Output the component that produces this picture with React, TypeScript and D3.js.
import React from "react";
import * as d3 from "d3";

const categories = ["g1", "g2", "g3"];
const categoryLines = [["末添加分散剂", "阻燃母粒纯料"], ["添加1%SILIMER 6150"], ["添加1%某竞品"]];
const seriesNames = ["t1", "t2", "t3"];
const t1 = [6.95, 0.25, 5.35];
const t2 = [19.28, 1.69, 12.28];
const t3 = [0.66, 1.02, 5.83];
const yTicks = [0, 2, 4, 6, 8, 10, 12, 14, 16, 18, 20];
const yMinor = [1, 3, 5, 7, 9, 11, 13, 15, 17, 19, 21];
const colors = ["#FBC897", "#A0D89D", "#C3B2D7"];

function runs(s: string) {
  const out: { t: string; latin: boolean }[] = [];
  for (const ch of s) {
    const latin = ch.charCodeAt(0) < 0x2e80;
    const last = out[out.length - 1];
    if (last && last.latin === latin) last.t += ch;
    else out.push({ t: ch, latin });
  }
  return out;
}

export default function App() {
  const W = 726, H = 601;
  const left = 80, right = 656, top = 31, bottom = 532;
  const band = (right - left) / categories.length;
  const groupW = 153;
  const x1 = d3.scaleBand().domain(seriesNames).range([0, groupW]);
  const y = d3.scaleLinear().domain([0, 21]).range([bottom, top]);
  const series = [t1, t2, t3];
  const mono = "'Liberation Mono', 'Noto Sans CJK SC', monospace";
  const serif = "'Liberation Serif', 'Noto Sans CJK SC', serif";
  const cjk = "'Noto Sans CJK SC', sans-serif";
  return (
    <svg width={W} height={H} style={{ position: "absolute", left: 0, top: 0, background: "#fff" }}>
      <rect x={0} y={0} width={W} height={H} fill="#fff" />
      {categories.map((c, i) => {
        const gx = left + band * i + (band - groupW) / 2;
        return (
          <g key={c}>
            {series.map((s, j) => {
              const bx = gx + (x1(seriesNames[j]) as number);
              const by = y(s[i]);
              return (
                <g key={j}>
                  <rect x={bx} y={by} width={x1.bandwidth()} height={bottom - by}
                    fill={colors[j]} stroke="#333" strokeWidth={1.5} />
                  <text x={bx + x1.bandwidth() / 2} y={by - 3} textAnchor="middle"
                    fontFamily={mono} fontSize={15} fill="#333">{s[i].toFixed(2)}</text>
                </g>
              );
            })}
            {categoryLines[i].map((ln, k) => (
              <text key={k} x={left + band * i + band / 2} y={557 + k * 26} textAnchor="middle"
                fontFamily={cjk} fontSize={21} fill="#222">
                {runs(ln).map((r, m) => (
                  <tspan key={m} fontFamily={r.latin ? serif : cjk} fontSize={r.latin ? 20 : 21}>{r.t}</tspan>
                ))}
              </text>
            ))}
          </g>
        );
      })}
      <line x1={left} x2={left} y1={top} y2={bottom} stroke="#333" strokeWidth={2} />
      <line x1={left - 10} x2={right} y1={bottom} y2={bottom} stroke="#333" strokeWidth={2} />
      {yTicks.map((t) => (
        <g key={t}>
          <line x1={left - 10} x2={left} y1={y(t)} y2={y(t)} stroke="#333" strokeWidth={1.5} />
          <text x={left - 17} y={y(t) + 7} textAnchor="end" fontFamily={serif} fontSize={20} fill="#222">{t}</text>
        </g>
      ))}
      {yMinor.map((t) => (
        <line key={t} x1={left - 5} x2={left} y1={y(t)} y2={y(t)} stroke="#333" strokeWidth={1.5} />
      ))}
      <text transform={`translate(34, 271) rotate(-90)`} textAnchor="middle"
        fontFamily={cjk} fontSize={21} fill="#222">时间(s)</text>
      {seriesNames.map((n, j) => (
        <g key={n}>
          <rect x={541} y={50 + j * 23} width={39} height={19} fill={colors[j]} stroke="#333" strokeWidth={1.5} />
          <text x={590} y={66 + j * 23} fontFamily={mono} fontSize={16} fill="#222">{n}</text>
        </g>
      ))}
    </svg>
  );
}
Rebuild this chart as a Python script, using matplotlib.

• • •

Given task: How many lines in the listing contain "this"? Answer with the number alone.

Solution: 2